We will seek to examine the relationship between oral forms and literary texts, strategies of representing cultural histories, and the relationships between national and ethnic identities in emergent postcolonial states. The course will also encounter alternative and dissenting voices which express political and social discontent: insurgence, revolution, gender conflict, and the mythologies of the dispossessed. The aim of the course, first and foremost, is to introduce students to the vibrant, various, and accomplished literary culture of contemporary, postcolonial Africa. In addition, students taking this course will practise close readings of the set texts, engage with the critical positions within the field of postcolonial writing and theory, and encounter complex debates about how national and postcolonial identity is reflected in these writings.
Set Texts:
Chinua Achebe, Things Fall Apart (Penguin)
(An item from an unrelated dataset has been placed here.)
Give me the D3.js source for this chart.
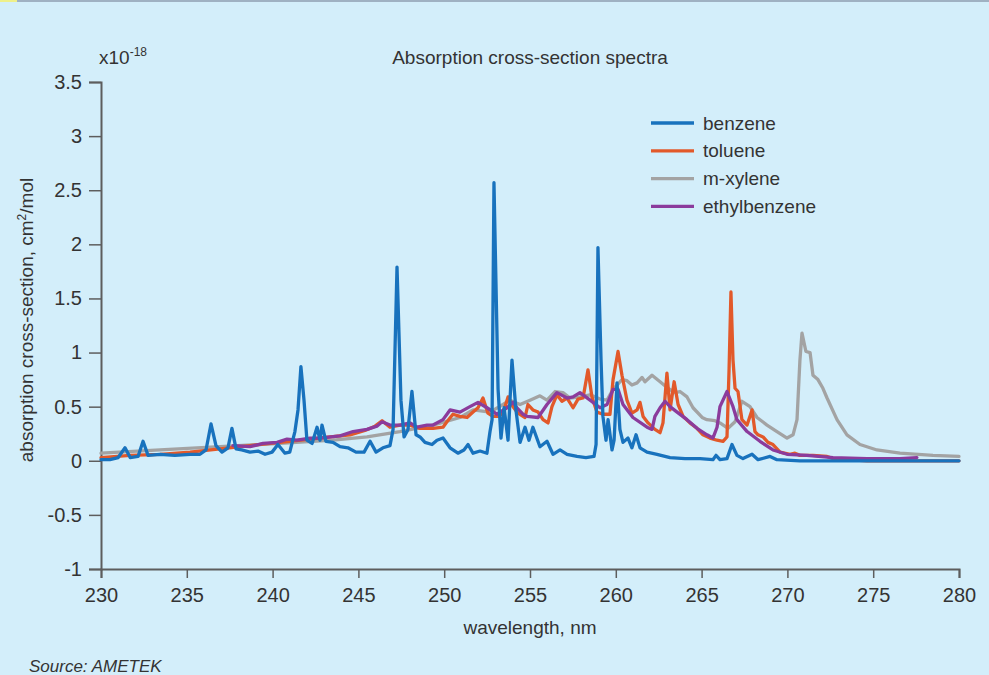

Ama Ata Aidoo, The Dilemma of the Ghost and Anowa (Longman)
Wole Soyinka, Death and the King’s Horseman (Methuen)
Ngugi wa Thiong’o Matigari (Heinemann)
Tsitsi Dangarembga Nervous Conditions (Ayebia Clarke)
Ben Okri, Incidents at the Shrine (Vintage)
Course Reader includes:
Poetry from: Wole Soyinka, Idanre; Leopold Sédar Senghor, Nocturnes
Essays on colonial and postcolonial theory and topics.
A list of secondary reading will be issued at the beginning of the course, but the following are helpful and provocative introductions to the subject:
John McLeod 2000, Beginning Postcolonialism, Manchester: Manchester University Press.
Ania Loomba 1998. Colonialism/Postcolonialism, London: Routledge
Stephanie Newell 2006, West African Literatures: Ways of Reading, Postcolonial Studies Series, Oxford: Oxford University Press.
Caroline Rooney 2000, African literature, animism and politics London: Routledge.